Louis Keys, Age 26
she lost track of movements – slowly descending through gravity, her reach expanding and contracting, “I want to fly” she told him, pushing her words across his skin, each syllable feathered as she whispered. his lip moved in unison, exhaling in long drawn out breaths – each one containing a kiss.
his eyes now reside in finite darkness though he felt it infinite, long stretches of time made more prominent by the lack of burning suns that he had learned to love. he smoked asphalt, pleasuring himself – breaking balls in discomfort as he limped like roadkill, felt like death, a perpetual state of that brief moment right after ejaculation. collapse. exposure.
she felt so necessary in only fractured seconds – he felt it though couldn’t relate to her silence. he could see maybe that’s why she didn’t always speak, trying to piece her sentences after tragic deeds he had sewn so unwillingly – so unconsciously – into her nest.
she would pick at scabs (though differently than he) as if she were pecking her feathers, her beauty a constant though her eyes were not always open.
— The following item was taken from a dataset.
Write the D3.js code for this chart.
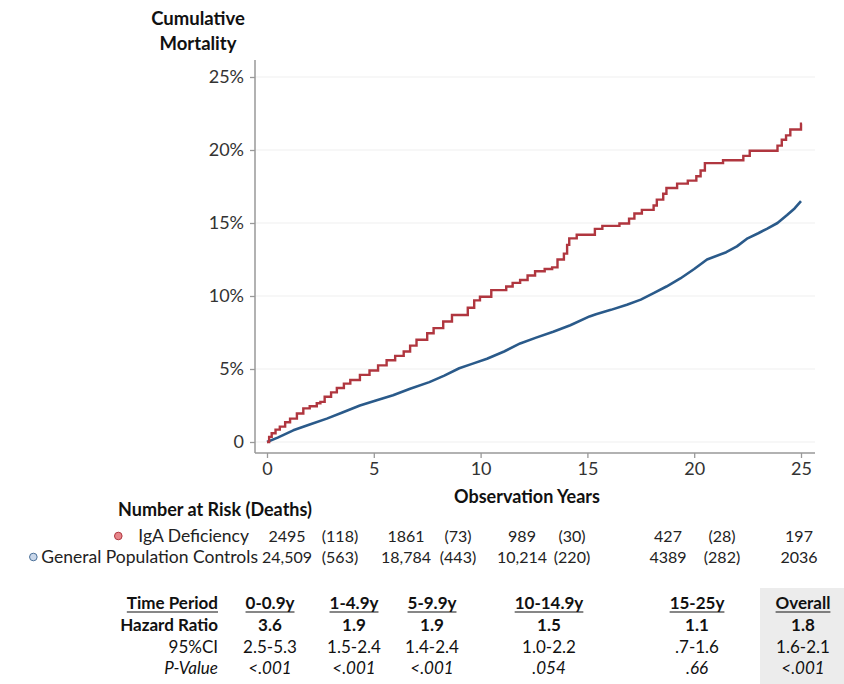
<!DOCTYPE html>
<html>
<head>
<meta charset="utf-8">
<script src="https://cdn.jsdelivr.net/npm/d3@7"></script>
<style>
  body { margin: 0; background: #fff; }
  svg, svg text { font-family: Lato, "Open Sans", sans-serif; }
</style>
</head>
<body>
<svg id="chart" width="844" height="684"></svg>
<script>
// Cumulative mortality readings (years, %)
const igaCurve = [
  [0, 0], [0.1, 0.35], [0.22, 0.6], [0.4, 0.85], [0.6, 1.05], [0.85, 1.35], [1.08, 1.6],
  [1.4, 1.95], [1.7, 2.3], [2.0, 2.45], [2.33, 2.65], [2.5, 2.75], [2.7, 3.1], [3.0, 3.4],
  [3.27, 3.7], [3.6, 4.0], [3.9, 4.25], [4.35, 4.6], [4.8, 4.9], [5.2, 5.25], [5.6, 5.6],
  [6.0, 5.9], [6.4, 6.2], [6.7, 6.6], [7.0, 7.0], [7.5, 7.45], [7.8, 7.8], [8.25, 8.25],
  [8.66, 8.7], [9.4, 9.2], [9.7, 9.7], [9.97, 9.95], [10.5, 10.4], [11.2, 10.65], [11.5, 10.9],
  [11.85, 11.1], [12.2, 11.4], [12.55, 11.7], [13.0, 11.85], [13.35, 11.96], [13.6, 12.5],
  [13.9, 12.9], [14.05, 13.5], [14.15, 13.95], [14.5, 14.2], [15.35, 14.6], [15.7, 14.8],
  [16.5, 14.97], [16.95, 15.3], [17.2, 15.65], [17.55, 15.9], [18.1, 16.2], [18.25, 16.6],
  [18.55, 17.0], [18.7, 17.4], [19.2, 17.7], [19.7, 17.9], [20.1, 18.2], [20.3, 18.6],
  [20.5, 19.1], [21.35, 19.3], [22.3, 19.6], [22.6, 19.95], [23.9, 20.3], [24.1, 20.7],
  [24.3, 21.0], [24.5, 21.4], [25.0, 21.8], [25.05, 21.8]
];
const controlCurve = [
  [0, 0], [0.5, 0.3], [1.23, 0.8], [2.0, 1.2], [2.8, 1.6], [3.5, 2.0], [4.35, 2.5], [5.1, 2.85],
  [5.9, 3.2], [6.7, 3.65], [7.6, 4.1], [8.3, 4.55], [9.0, 5.05], [9.6, 5.35], [10.3, 5.7],
  [11.1, 6.2], [11.85, 6.75], [12.6, 7.15], [13.4, 7.55], [14.2, 8.0], [15.1, 8.6], [15.4, 8.75],
  [16.1, 9.05], [16.85, 9.4], [17.5, 9.75], [18.1, 10.2], [18.7, 10.65], [19.35, 11.2],
  [20.0, 11.85], [20.6, 12.5], [21.5, 13.0], [22.0, 13.4], [22.5, 13.95], [23.0, 14.3],
  [23.4, 14.6], [23.9, 15.0], [24.35, 15.55], [24.7, 16.0], [25.0, 16.5]
];

const xTicks = [0, 5, 10, 15, 20, 25];
const yTicks = [0, 5, 10, 15, 20, 25];

// Number at risk (deaths)
const groups = ["IgA Deficiency", "General Population Controls"];
const riskIgA = [2495, 1861, 989, 427, 197];
const deathsIgA = [118, 73, 30, 28];
const riskCtrl = [24509, 18784, 10214, 4389, 2036];
const deathsCtrl = [563, 443, 220, 282];

// Hazard ratio table
const rowLabels = ["Time Period", "Hazard Ratio", "95%CI", "P-Value"];
const periods = ["0-0.9y", "1-4.9y", "5-9.9y", "10-14.9y", "15-25y", "Overall"];
const hazard = ["3.6", "1.9", "1.9", "1.5", "1.1", "1.8"];
const ci = ["2.5-5.3", "1.5-2.4", "1.4-2.4", "1.0-2.2", ".7-1.6", "1.6-2.1"];
const pValues = ["<.001", "<.001", "<.001", ".054", ".66", "<.001"];

// layout
const riskCols = [287, 406, 522, 668, 799];
const deathCols = [340, 458, 572, 722];
const periodCols = [270, 354, 432, 549, 697, 803];
const red = "#b0363f";
const blue = "#2a5a8a";

const svg = d3.select("#chart");

const xScale = d3.scaleLinear().domain([0, 25]).range([267, 801]);
const yScale = d3.scaleLinear().domain([0, 25]).range([442, 77]);

// gridlines
svg.append("g")
  .selectAll("line")
  .data(yTicks)
  .enter()
  .append("line")
  .attr("x1", 255)
  .attr("x2", 815)
  .attr("y1", d => yScale(d))
  .attr("y2", d => yScale(d))
  .attr("stroke", "#efefef")
  .attr("stroke-width", 1.2);

// y axis
const yAxis = d3.axisLeft(yScale)
  .tickValues(yTicks)
  .tickSize(5)
  .tickPadding(6)
  .tickFormat(d => d === 0 ? "0" : d + "%");

const gy = svg.append("g")
  .attr("transform", "translate(255,0)")
  .call(yAxis);
gy.select(".domain").remove();
gy.selectAll(".tick line").attr("stroke", "#999").attr("stroke-width", 1.3);
gy.selectAll(".tick text").attr("fill", "#333").style("font-size", "18px");

// x axis
const xAxis = d3.axisBottom(xScale)
  .tickValues(xTicks)
  .tickSize(5)
  .tickPadding(4);

const gx = svg.append("g")
  .attr("transform", "translate(0,453)")
  .call(xAxis);
gx.select(".domain").remove();
gx.selectAll(".tick line").attr("stroke", "#999").attr("stroke-width", 1.3);
gx.selectAll(".tick text").attr("fill", "#333").style("font-size", "18px");
svg.selectAll("g").attr("font-family", null);

// axis lines
svg.append("line").attr("x1", 255).attr("x2", 255).attr("y1", 60).attr("y2", 453)
  .attr("stroke", "#999").attr("stroke-width", 1.5);
svg.append("line").attr("x1", 255).attr("x2", 815).attr("y1", 453).attr("y2", 453)
  .attr("stroke", "#999").attr("stroke-width", 1.5);

// curves
const stepLine = d3.line()
  .x(d => xScale(d[0]))
  .y(d => yScale(d[1]))
  .curve(d3.curveStepAfter);

const smoothLine = d3.line()
  .x(d => xScale(d[0]))
  .y(d => yScale(d[1]));

svg.append("path")
  .datum(controlCurve)
  .attr("d", smoothLine)
  .attr("fill", "none")
  .attr("stroke", blue)
  .attr("stroke-width", 2.6)
  .attr("stroke-linejoin", "round");

svg.append("path")
  .datum(igaCurve)
  .attr("d", stepLine)
  .attr("fill", "none")
  .attr("stroke", red)
  .attr("stroke-width", 2.4);

// titles
const yTitle = svg.append("text")
  .attr("text-anchor", "middle")
  .attr("font-weight", "bold")
  .style("font-size", "18.5px")
  .attr("fill", "#111");
yTitle.append("tspan").attr("x", 198).attr("y", 25).text("Cumulative");
yTitle.append("tspan").attr("x", 198).attr("y", 50).text("Mortality");

svg.append("text")
  .attr("x", 527)
  .attr("y", 503)
  .attr("text-anchor", "middle")
  .attr("font-weight", "bold")
  .style("font-size", "18px")
  .attr("fill", "#111")
  .text("Observation Years");

// number at risk
svg.append("text")
  .attr("x", 215)
  .attr("y", 516)
  .attr("text-anchor", "middle")
  .attr("font-weight", "bold")
  .style("font-size", "18px")
  .attr("fill", "#111")
  .text("Number at Risk (Deaths)");

const riskRows = [
  { name: groups[0], risk: riskIgA, deaths: deathsIgA, y: 542, end: 249, gap: 20, fill: "#e7868b", stroke: "#b0363f" },
  { name: groups[1], risk: riskCtrl, deaths: deathsCtrl, y: 563, end: 258, gap: 8, fill: "#c9d7ea", stroke: "#4a6f98" }
];
const fmt = n => n >= 10000 ? d3.format(",")(n) : String(n);

riskRows.forEach(r => {
  const label = svg.append("text")
    .attr("x", r.end)
    .attr("y", r.y)
    .attr("text-anchor", "end")
    .style("font-size", "17.5px")
    .attr("fill", "#222")
    .text(r.name);
  const lb = label.node().getBBox();
  svg.append("circle")
    .attr("cx", lb.x - r.gap)
    .attr("cy", r.y - 6)
    .attr("r", 3.8)
    .attr("fill", r.fill)
    .attr("stroke", r.stroke)
    .attr("stroke-width", 1);
  svg.append("g")
    .selectAll("text")
    .data(r.risk)
    .enter()
    .append("text")
    .attr("x", (d, i) => riskCols[i])
    .attr("y", r.y)
    .attr("text-anchor", "middle")
    .style("font-size", "16px")
    .attr("fill", "#222")
    .text(d => fmt(d));
  svg.append("g")
    .selectAll("text")
    .data(r.deaths)
    .enter()
    .append("text")
    .attr("x", (d, i) => deathCols[i])
    .attr("y", r.y)
    .attr("text-anchor", "middle")
    .style("font-size", "16px")
    .attr("fill", "#222")
    .text(d => "(" + d + ")");
});

// hazard ratio table
svg.append("rect")
  .attr("x", 760)
  .attr("y", 588)
  .attr("width", 84)
  .attr("height", 96)
  .attr("fill", "#ececec");

const rowY = [609, 631, 653, 674];
const rowStyle = [
  { weight: "bold", italic: false },
  { weight: "bold", italic: false },
  { weight: "normal", italic: false },
  { weight: "normal", italic: true }
];
const rowValues = [periods, hazard, ci, pValues];

rowLabels.forEach((label, r) => {
  const t = svg.append("text")
    .attr("x", 218)
    .attr("y", rowY[r])
    .attr("text-anchor", "end")
    .attr("font-weight", rowStyle[r].weight)
    .attr("font-style", rowStyle[r].italic ? "italic" : "normal")
    .style("font-size", "17px")
    .attr("fill", "#111")
    .text(label);
  if (r === 0) underline(t);

  rowValues[r].forEach((v, c) => {
    const tv = svg.append("text")
      .attr("x", periodCols[c])
      .attr("y", rowY[r])
      .attr("text-anchor", "middle")
      .attr("font-weight", rowStyle[r].weight)
      .attr("font-style", rowStyle[r].italic ? "italic" : "normal")
      .style("font-size", "17px")
      .attr("fill", "#111")
      .text(v);
    if (r === 0) underline(tv);
  });
});

function underline(t) {
  const b = t.node().getBBox();
  svg.append("line")
    .attr("x1", b.x)
    .attr("x2", b.x + b.width)
    .attr("y1", +t.attr("y") + 3)
    .attr("y2", +t.attr("y") + 3)
    .attr("stroke", "#111")
    .attr("stroke-width", 1.2);
}
</script>
</body>
</html>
She flew at night while seeking daylight – fighting her own currents.
though he always felt her thunder – her lightning igniting everything in his vicinity and he could see for the first time in his life – fire surrounding the lines he had secured for himself. she was an ember, embedded in his skin.
Biking with Father
My father, JR’s ethereal self, bikes with me
on twenty-nine-inch-wheeled Treks.
We both drop to aero-bars
and slip under the head-wind,
spinning at 80rpm to maintain
our 20mph forward speed.
JR still loves to move, like aiming
his skis downhill and riding them out,
living his whole life celebrating
early outdoor USFS trail boss summers.
I remember the man-to-man wrestling
we did my senior year, when I came home
sassy and late – he grounded me
for the next night: “Yah, who will make me?”
He simply said, “I will.”
We began a thirty-minute grappling,
where we neither threw a punch –
a test of strength for two-hundred pound males.
Can we both live in the same den?
Yes, and we never had to repeat the contest.
Now, celebrating JR’s love of sport,
relishing this time together in spirit,
both sailing along blue highways,
soaking up the sunshine and thriving
in the summer wind-chill, wind milling our legs.
JR’s balance is precise, so I hardly know
he’s beside, as we spin through miles
of rolling hills, breathing deeply
and breaking deep sweat.
Side-by-side re-capturing some
of the playful years JR missed
when he left early at cancer’s rude call.
Whitman Spitzer, Age 18
Once, I thought I should die.
Life was an empty juice pack,
my family were shadows behind frosted glass
I was alone with no energy
I stood on the edge of a parking garage
looking down at concrete
the jump was so short, and the fall just long enough.
For every action, there is an opposite and equal reaction
for every painful step,
for every concrete oblivion 7 stories below you
there is a horizon, exactly level with your eyes
and roads to follow to get there.
Vincent Drew, Age 30
I walked into the corner store today.
There was an egregious tone.
I heard a father at the soda fountain,
polypropylene in hand, angrily shouting at his
No one was happy.
And all present were tense.
“I’ve had enough of this ATTiTUDe!” he yelled.
And barked qualifiers, of which included
stipulations on the purchase of candy bars and
the accountability of certain unfit mothers, all in
the same breath.
We just wanted liquor.
Found without a retreat, we swiftly grabbed
at a beverage.
I sat in my driver seat momentarily, crying.
The depth of conviction and guise of authority
I remember my dad, riding a drunk horse
Disposing insults, and grinding dry gags
This man, stressed, finding himself in a world of
drugs and children he cannot explain, lies forth.
His terms are finally immediate.
He is older and thus wiser.
He is loudly in charge.
He did walk out, and the kids continued on with
unrelenting, little, already-tired sugared souls.
NOW WE ALL DONT HAVE TO THINK OF THIS UGLINESS AGAIN UNTIL YOUR DAD YELLS AT YOU!
Scott Wilson, Age 68
The Burial Scaffold
High on the burial scaffold, a corpse is raised
for carrion birds’ convenience.
They accept the alms as given,
but see the body as their due
with no other interest in a foot-bound being.
What good would be their feathers formed
to glide and gyre?
Where would be the fun?
No, they’ll just tuck in for the dead’s final meal,
pick the bones clean as their end of the deal.